Quase toda a gente que passava ou parava na zona envolvente à Praça do Pelourinho, conhecia o Vicente. Era uma figura popular, embora não fosse propriamente e em rigor, um habitante da cidade. O “Vicente” era um corvo. Não se sabia muito bem quando, o animal aparecera por ali e fizera poiso num espaço algures na Rua Comendador Veiga, exactamente nas traseiras do mais importante clube desportivo da Cidade. Alguém, que simpatizara com o animal improvisara-lhe por ali um poleiro, junto do qual o bicho sempre encontrava água e algum alimento. Era a sua casa.
As pessoas foram-se habituando aos gritos estridentes do corvo e ele lá fazia a sua vida voando livremente sobre os céus da cidade. Isto durou anos. Um dia, há sempre um dia como diz a canção, o Vicente meteu-se numa encrenca.

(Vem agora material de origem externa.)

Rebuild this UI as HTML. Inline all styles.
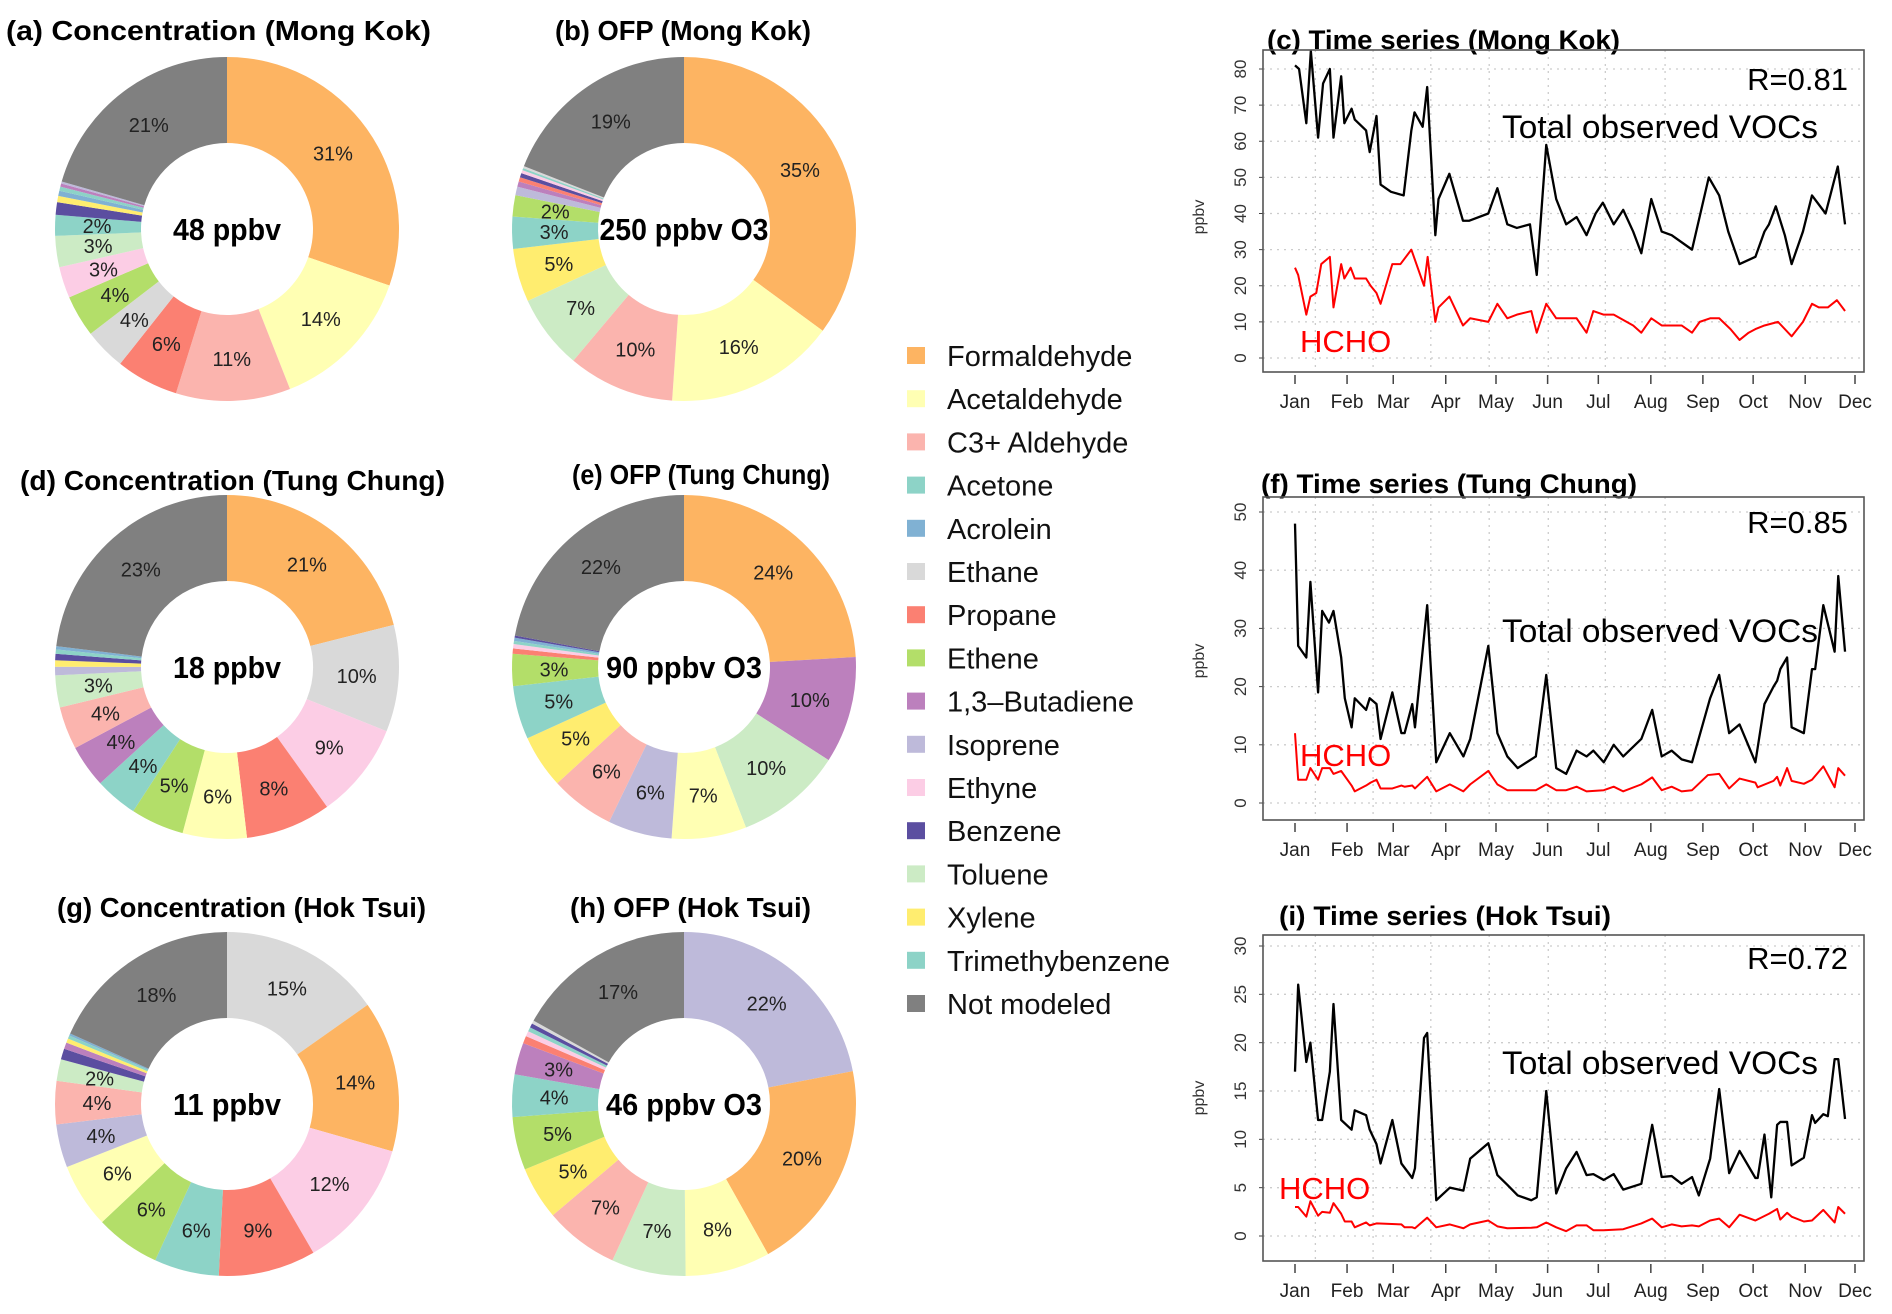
<!DOCTYPE html>
<html><head><meta charset="utf-8">
<style>
html,body{margin:0;padding:0;background:#fff;}
svg{display:block;font-family:"Liberation Sans",Arial,sans-serif;}
</style></head>
<body>
<svg id="fig" width="1892" height="1314" viewBox="0 0 1892 1314"></svg>
<script>
// ---------- Pie data ----------
const species = ["Formaldehyde","Acetaldehyde","C3+ Aldehyde","Acetone","Acrolein","Ethane","Propane","Ethene","1,3\u2013Butadiene","Isoprene","Ethyne","Benzene","Toluene","Xylene","Trimethybenzene","Not modeled"];
const speciesColors = ["#FDB462","#FFFFB3","#FBB4AE","#8DD3C7","#80B1D3","#D9D9D9","#FB8072","#B3DE69","#BC80BD","#BEBADA","#FCCDE5","#5B4EA0","#CCEBC5","#FFED6F","#8DD3C7","#808080"];

const pieA_names = ["Formaldehyde","Acetaldehyde","C3+ Aldehyde","Propane","Ethane","Ethene","Ethyne","Toluene","Acetone","Benzene","Xylene","Acrolein","Trimethybenzene","1,3\u2013Butadiene","Isoprene","Not modeled"];
const pieA_values = [31,14,11,6,4,4,3,3,2,1.2,0.6,0.5,0.4,0.3,0.2,21];
const pieB_names = ["Formaldehyde","Acetaldehyde","C3+ Aldehyde","Toluene","Xylene","Trimethybenzene","Ethene","Isoprene","1,3\u2013Butadiene","Propane","Benzene","Ethyne","Acetone","Ethane","Not modeled"];
const pieB_values = [35,16,10,7,5,3,2,0.8,0.5,0.4,0.4,0.3,0.2,0.2,19];
const pieD_names = ["Formaldehyde","Ethane","Ethyne","Propane","Acetaldehyde","Ethene","Acetone","1,3\u2013Butadiene","C3+ Aldehyde","Toluene","Isoprene","Xylene","Benzene","Trimethybenzene","Acrolein","Not modeled"];
const pieD_values = [21,10,9,8,6,5,4,4,4,3,0.8,0.6,0.6,0.4,0.3,23];
const pieE_names = ["Formaldehyde","1,3\u2013Butadiene","Toluene","Acetaldehyde","Isoprene","C3+ Aldehyde","Xylene","Trimethybenzene","Ethene","Propane","Ethyne","Acetone","Acrolein","Benzene","Not modeled"];
const pieE_values = [24,10,10,7,6,6,5,5,3,0.5,0.4,0.3,0.3,0.2,22];
const pieG_names = ["Ethane","Formaldehyde","Ethyne","Propane","Acetone","Ethene","Acetaldehyde","Isoprene","C3+ Aldehyde","Toluene","Benzene","1,3\u2013Butadiene","Xylene","Trimethybenzene","Acrolein","Not modeled"];
const pieG_values = [15,14,12,9,6,6,6,4,4,2,1,0.6,0.4,0.3,0.2,18];
const pieH_names = ["Isoprene","Formaldehyde","Acetaldehyde","Toluene","C3+ Aldehyde","Xylene","Ethene","Trimethybenzene","1,3\u2013Butadiene","Propane","Ethyne","Acetone","Benzene","Ethane","Not modeled"];
const pieH_values = [22,20,8,7,7,5,5,4,3,0.7,0.5,0.4,0.4,0.3,17];

// ---------- Time series data (t: Jan 1 = 0 ... Dec 1 = 1237 axis units) ----------
const monthLabels = ["Jan","Feb","Mar","Apr","May","Jun","Jul","Aug","Sep","Oct","Nov","Dec"];
const monthT = [0,115,217,333,444,558,670,786,901,1012,1127,1237];

const mkVocT = [0,9,25,35,51,62,77,85,102,109,125,132,157,165,180,189,212,240,257,264,282,292,310,317,341,371,385,427,447,469,490,519,534,555,577,599,622,644,664,680,704,725,747,765,787,810,832,877,914,937,957,982,1017,1037,1047,1062,1082,1097,1122,1142,1172,1199,1215];
const mkVocV = [81,80,65,85,61,76,80,61,78,65,69,66,63,57,67,48,46,45,63,68,64,75,34,44,51,38,38,40,47,37,36,37,23,59,44,37,39,34,40,43,37,41,35,29,44,35,34,30,50,45,35,26,28,35,37,42,34,26,35,45,40,53,37];
const mkHchoT = [0,7,25,34,47,58,77,85,102,109,123,132,157,167,180,189,215,233,257,285,293,310,317,341,371,387,427,447,469,490,522,534,555,577,622,644,659,682,704,747,765,787,810,832,854,877,894,917,937,962,982,1002,1017,1037,1067,1097,1122,1142,1157,1177,1197,1215];
const mkHchoV = [25,23,12,17,18,26,28,14,26,22,25,22,22,20,18,15,26,26,30,20,28,10,14,17,9,11,10,15,11,12,13,7,15,11,11,7,13,12,12,9,7,11,9,9,9,7,10,11,11,8,5,7,8,9,10,6,10,15,14,14,16,13];

const tcVocT = [0,7,25,34,51,60,75,85,102,110,125,132,157,165,180,189,215,235,242,259,265,292,312,342,372,387,427,447,469,492,532,555,577,599,622,644,659,682,704,725,765,789,810,832,854,877,917,937,959,982,1017,1037,1057,1065,1072,1087,1097,1124,1142,1149,1167,1192,1200,1215];
const tcVocV = [48,27,25,38,19,33,31,33,25,18,13,18,16,18,17,11,19,12,12,17,13,34,7,12,8,11,27,12,8,6,8,22,6,5,9,8,9,7,10,8,11,16,8,9,7.5,7,18,22,12,13.5,7,17,20,21,23,25,13,12,23,23,34,26,39,26];
const tcHchoT = [0,7,25,34,51,60,77,85,102,125,132,157,167,180,189,215,235,242,259,265,292,312,342,372,387,427,447,469,532,555,577,599,622,644,682,704,725,765,789,810,832,854,877,912,937,959,982,1017,1022,1057,1065,1072,1087,1097,1124,1142,1167,1192,1200,1215];
const tcHchoV = [12,4,4,6,4,6,6,5,5.5,3,2,3,3.5,4,2.5,2.5,3,2.8,3,2.5,4.5,2,3.2,2,3.2,5.5,3.2,2.2,2.2,3.2,2.2,2.2,2.8,2,2.2,2.8,2,3.2,4.4,2.2,2.8,2,2.2,4.8,5,2.5,4.2,3.5,2.7,3.8,4.5,3,6,3.8,3.3,4,6.3,2.7,6,4.7];

const htVocT = [0,7,25,34,51,60,77,85,102,125,132,157,165,180,189,215,235,259,265,285,292,312,342,372,387,427,447,469,492,522,534,555,577,599,622,644,659,682,704,725,765,789,810,832,854,877,892,917,937,959,982,1017,1022,1037,1052,1065,1072,1087,1097,1124,1142,1149,1167,1177,1192,1200,1215];
const htVocV = [17,26,18,20,12,12,17,24,12,11,13,12.5,11,9.5,7.5,12,7.5,6,7,20.5,21,3.7,5,4.7,8,9.6,6.3,5.3,4.2,3.7,4,15,4.4,7,8.7,6.3,6.4,5.8,6.4,4.8,5.4,11.5,6.1,6.2,5.4,6.1,4.2,8,15.2,6.5,8.8,6,6,10.5,4,11.5,11.8,11.8,7.3,8.1,12.5,11.7,12.6,12.4,18.3,18.3,12.1];
const htHchoT = [0,7,25,34,51,60,77,85,102,110,125,132,157,165,180,235,242,259,265,292,312,342,372,387,427,447,469,522,534,555,577,599,622,644,659,682,725,765,789,810,832,854,877,892,917,937,959,982,1017,1047,1065,1072,1087,1097,1124,1142,1167,1192,1200,1215];
const htHchoV = [3,3,2,3.6,2.1,2.5,2.4,3.4,2.3,1.5,1.5,0.9,1.4,1.1,1.3,1.2,0.9,0.9,0.8,1.9,0.9,1.2,0.8,1.2,1.6,1,0.8,0.85,0.9,1.4,0.9,0.5,1.1,1.1,0.6,0.6,0.7,1.3,1.8,0.9,1.2,1,1.1,1,1.6,1.8,0.9,2.2,1.6,2.3,2.8,1.7,2.4,2,1.5,1.6,2.7,1.4,3,2.3];

const NS = "http://www.w3.org/2000/svg";
const svg = document.getElementById("fig");
function mk(tag, attrs, parent){
  const e = document.createElementNS(NS, tag);
  for (const k in attrs) e.setAttribute(k, attrs[k]);
  (parent||svg).appendChild(e);
  return e;
}
function txt(str, attrs, parent){ const t = mk("text", attrs, parent); t.textContent = str; return t; }

// ---------- Donuts ----------
function donut(title, tx, tw, ty, cx, cy, names, values, center, cw, key){
  const g = mk("g", {});
  
  
  const t = txt(title, {x: tx, y: ty, "font-size": 28, "font-weight": "bold", textLength: tw, lengthAdjust: "spacingAndGlyphs"}, g);
  
  
  const R = 172, r = 86, total = values.reduce((a,b)=>a+b,0);
  let a0 = 0;
  for (let i=0;i<values.length;i++){
    const frac = values[i]/total;
    const a1 = a0 + frac*2*Math.PI;
    const p = (rad,a)=>[cx+rad*Math.sin(a), cy-rad*Math.cos(a)];
    const [x0,y0]=p(R,a0),[x1,y1]=p(R,a1),[x2,y2]=p(r,a1),[x3,y3]=p(r,a0);
    const large = (a1-a0)>Math.PI?1:0;
    const col = speciesColors[species.indexOf(names[i])];
    const path = mk("path", {d:`M${x0},${y0}A${R},${R} 0 ${large} 1 ${x1},${y1}L${x2},${y2}A${r},${r} 0 ${large} 0 ${x3},${y3}Z`, fill: col}, g);
    
    
    if (values[i] >= 2){
      const am = (a0+a1)/2, [lx,ly]=p(130,am);
      const lb = txt(Math.round(values[i]) + "%", {x: lx, y: ly+7, "font-size": 20, "text-anchor": "middle", fill: "#222"}, g);
      
      
    }
    a0 = a1;
  }
  const c = txt(center, {x: cx - cw/2, y: cy+11, "font-size": 31, "font-weight": "bold", textLength: cw, lengthAdjust: "spacingAndGlyphs"}, g);
  
  
}
donut("(a) Concentration (Mong Kok)", 6, 425, 40, 227, 229, pieA_names, pieA_values, "48 ppbv", 108, "a");
donut("(b) OFP (Mong Kok)", 555, 256, 40, 684, 229, pieB_names, pieB_values, "250 ppbv O3", 169, "b");
donut("(d) Concentration (Tung Chung)", 20, 425, 490, 227, 667, pieD_names, pieD_values, "18 ppbv", 108, "d");
donut("(e) OFP (Tung Chung)", 572, 258, 484, 684, 667, pieE_names, pieE_values, "90 ppbv O3", 156, "e");
donut("(g) Concentration (Hok Tsui)", 57, 369, 917, 227, 1104, pieG_names, pieG_values, "11 ppbv", 108, "g");
donut("(h) OFP (Hok Tsui)", 570, 241, 917, 684, 1104, pieH_names, pieH_values, "46 ppbv O3", 156, "h");

// ---------- Legend ----------
const lg = mk("g", {});


for (let i=0;i<species.length;i++){
  const y = 356 + i*43.2;
  const e = mk("g", {}, lg);
  
  
  mk("rect", {x: 907, y: y-9, width: 18, height: 17, fill: speciesColors[i]}, e);
  txt(species[i], {x: 947, y: y+10, "font-size": 29, fill: "#111"}, e);
}

// ---------- Time series ----------
function series(key, title, tx, tw, ty, top, bottom, y0px, ymaxPx, ymax, ystep, vT, vV, hT, hV, R, rY, vocY, hchoX, hchoY, ylabY){
  const g = mk("g", {});
  
  
  const L = 1263, Rt = 1864, xJan = 1295, xDec = 1855;
  const X = t => xJan + t/1237*(xDec-xJan);
  const Y = v => y0px - v/ymax*(y0px-ymaxPx);
  const tt = txt(title, {x: tx, y: ty, "font-size": 27, "font-weight": "bold", textLength: tw, lengthAdjust: "spacingAndGlyphs"}, g);
  
  
  for (let v=0; v<=ymax+1e-9; v+=ystep){
    mk("line", {x1: L, x2: Rt, y1: Y(v), y2: Y(v), stroke: "#ccc", "stroke-dasharray": "2,5", "stroke-width": 1.3}, g);
  }
  [30,115,200,286,373,457,545].forEach(z=>{
    const x = X(z*1.5);
    mk("line", {x1: x, x2: x, y1: top, y2: bottom, stroke: "#ccc", "stroke-dasharray": "2,5", "stroke-width": 1.3}, g);
  });
  const ya = mk("g", {}, g);
  
  
  for (let v=0; v<=ymax+1e-9; v+=ystep){
    mk("line", {x1: L-4, x2: L, y1: Y(v), y2: Y(v), stroke: "#444"}, ya);
    txt(String(v), {x: 1246, y: Y(v), "font-size": 17, fill: "#333", "text-anchor": "middle", transform: `rotate(-90 1246 ${Y(v)})`}, ya);
  }
  const yl = txt("ppbv", {x: 1204, y: ylabY, "font-size": 16, fill: "#333", "text-anchor": "middle", transform: `rotate(-90 1204 ${ylabY})`}, g);
  
  
  const xa = mk("g", {}, g);
  
  
  for (let i=0;i<monthLabels.length;i++){
    const x = X(monthT[i]);
    mk("line", {x1: x, x2: x, y1: bottom+3, y2: bottom+12, stroke: "#444", "stroke-width": 1.5}, xa);
    txt(monthLabels[i], {x: x, y: bottom+36, "font-size": 19, "text-anchor": "middle", fill: "#222"}, xa);
  }
  const lineV = mk("polyline", {points: vT.map((t,i)=>X(t)+","+Y(vV[i])).join(" "), fill: "none", stroke: "#000", "stroke-width": 2.3, "stroke-linejoin": "round"}, g);
  
  
  const lineH = mk("polyline", {points: hT.map((t,i)=>X(t)+","+Y(hV[i])).join(" "), fill: "none", stroke: "#f00", "stroke-width": 2, "stroke-linejoin": "round"}, g);
  
  
  const box = mk("rect", {x: L, y: top, width: Rt-L, height: bottom-top, fill: "none", stroke: "#555", "stroke-width": 1.6}, g);
  
  
  const rt = txt(R, {x: 1848, y: rY, "font-size": 31, "text-anchor": "end"}, g);
  
  
  const vt = txt("Total observed VOCs", {x: 1502, y: vocY, "font-size": 32, textLength: 316, lengthAdjust: "spacingAndGlyphs"}, g);
  
  
  const ht = txt("HCHO", {x: hchoX, y: hchoY, "font-size": 31, fill: "#f00"}, g);
  
  
}
series("c", "(c) Time series (Mong Kok)", 1267, 353, 49, 50, 372, 358, 69, 80, 10, mkVocT, mkVocV, mkHchoT, mkHchoV, "R=0.81", 90, 138, 1300, 352, 217);
series("f", "(f) Time series (Tung Chung)", 1261, 376, 493, 497, 820, 803, 512, 50, 10, tcVocT, tcVocV, tcHchoT, tcHchoV, "R=0.85", 533, 642, 1300, 766, 661);
series("i", "(i) Time series (Hok Tsui)", 1279, 332, 925, 935, 1261, 1236, 946, 30, 5, htVocT, htVocV, htHchoT, htHchoV, "R=0.72", 969, 1074, 1279, 1199, 1098);
</script>
</body></html>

A natureza que o criou, esquecera-se de o instruir sobre a existência de uma instituição fundamental da sociedade, a que todos os seres, - incluindo os corvos -, têm de obedecer para conviverem com os humanos: respeitar a propriedade individual. Isto, independentemente do que sobre o assunto, dissesse e pensasse Proudhon ao escrever o livro “Que é a Propriedade?” que, naturalmente o Vicente não pudera ler, e poucos conheciam até a existência.
Quem não quis mesmo saber dessas teorias para coisa alguma foi o cidadão Manuel Paulo Rato Júnior, que sem mais aquelas, apresentou formalmente uma queixa na Polícia contra o Vicente, acusando-o de lhe ter roubado “uma escova do limpa pára-brisas” do seu automóvel. Ninguém na cidade, ao conhecer-se o facto, encontrou explicação para a razão de o Vicente se interessar pelas escovas de pára-brisas do senhor Rato Júnior. Mas a queixa estava feita e havia que tomar providências, até porque, segundo o chefe da Polícia, já havia outras queixas de actuações do Vicente, que demonstravam bem o seu total desprezo pela propriedade alheia. A condenação do corvo foi, tal como a dos atenienses – o ostracismo. Por decisão do referido chefe da polícia da cidade, o Vicente foi levado para longe. Foi conduzido até à nascente do Zêzere na Serra da Estrela. Não há notícias da forma como reagiu à sua condição de exilado ou, se ainda hoje, quem o saberá, faz voos solitários, naquela sua obsessão pela busca de escovas de limpa pára-brisas.
Enquanto o Vicente caminhava para o exílio, noutra zona do mundo – o Quénia -, então uma possessão de Inglaterra, aí sim, a violência era a sério. Tinha começado a insurreição dos Mau-Mau que se veio a saldar, quando da sua extinção. sete anos após, por 13 mil mortes, das quais cerca de 1600 tiveram origem em enforcamentos. Eram os primeiros ventos da violência que iria varrer a África. Nesse dia, o jornal “O Século” que começou a ser distribuído na cidade cerca das 16 horas, tinha como tema de capa a reunião em "Ciudad" Rodrigo de Salazar e Franco. Na orelha direita do cabeçalho do jornal que João Pereira da Rosa dirigia, estava uma data: 1952.